El Señor nos coge y nos lleva por donde quiere.

No conformarnos con la oración "de siempre". Nuestra oración tiene que ser la verdadera oración.

"No se me ocurre nada..." Dile: 'yo digo lo que digas Tú, y me uno a Tu oración'. El Espíritu Santo nos llevará de la mano.

Vivir el consejo de nuestro Padre: "Señor enséñame a orar".

La oración tiene que provocar incendios de amor; es luz, fuego impetuoso del Espíritu Santo.

Esto es mística, pero que necesita de la ascética de nuestros pequeños esfuerzos (puntualidad, recogimiento de los sentidos).

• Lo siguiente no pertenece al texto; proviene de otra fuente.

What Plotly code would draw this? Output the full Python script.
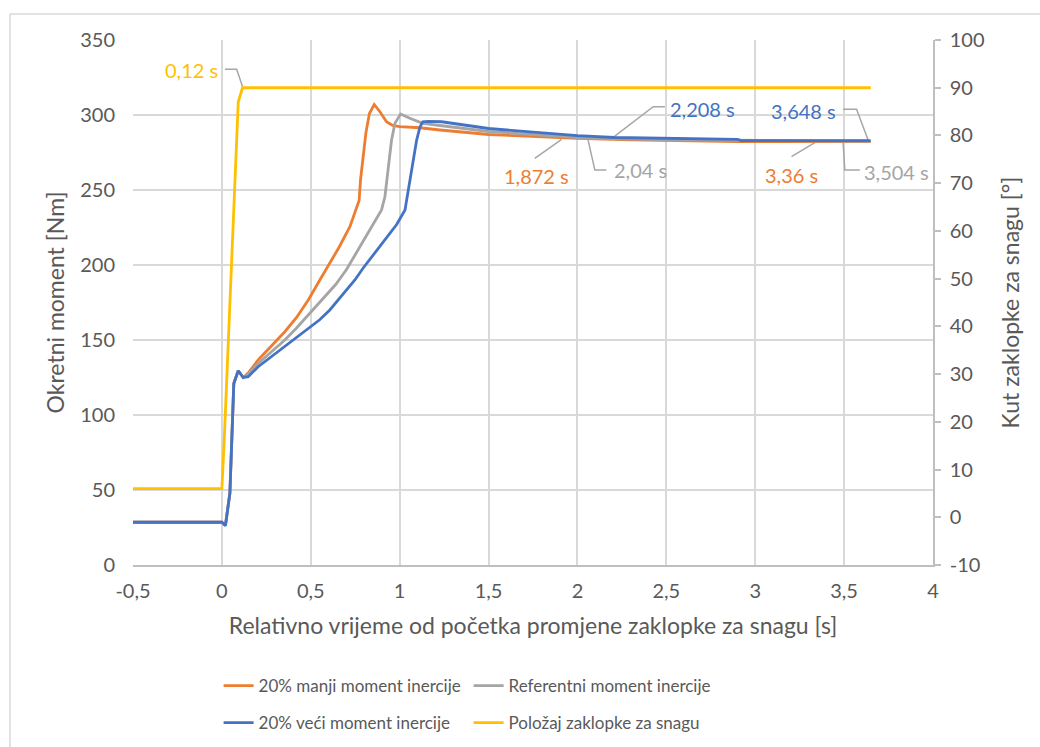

En la Carta 02/74 nuestro Padre dice que está seguro de que el diablo se dirige a apartar a las almas de la oración. Un alma que abandona la oración, la tiene ganada.

Si rezamos, estamos "blindados": "Pues quien lleva a Cristo en su corazón, guarda limpios sus sentidos y, con sus deseos, se esmera en hacerse merecedor del Espíritu Santo" (Himno hora tercia Común de Apóstoles).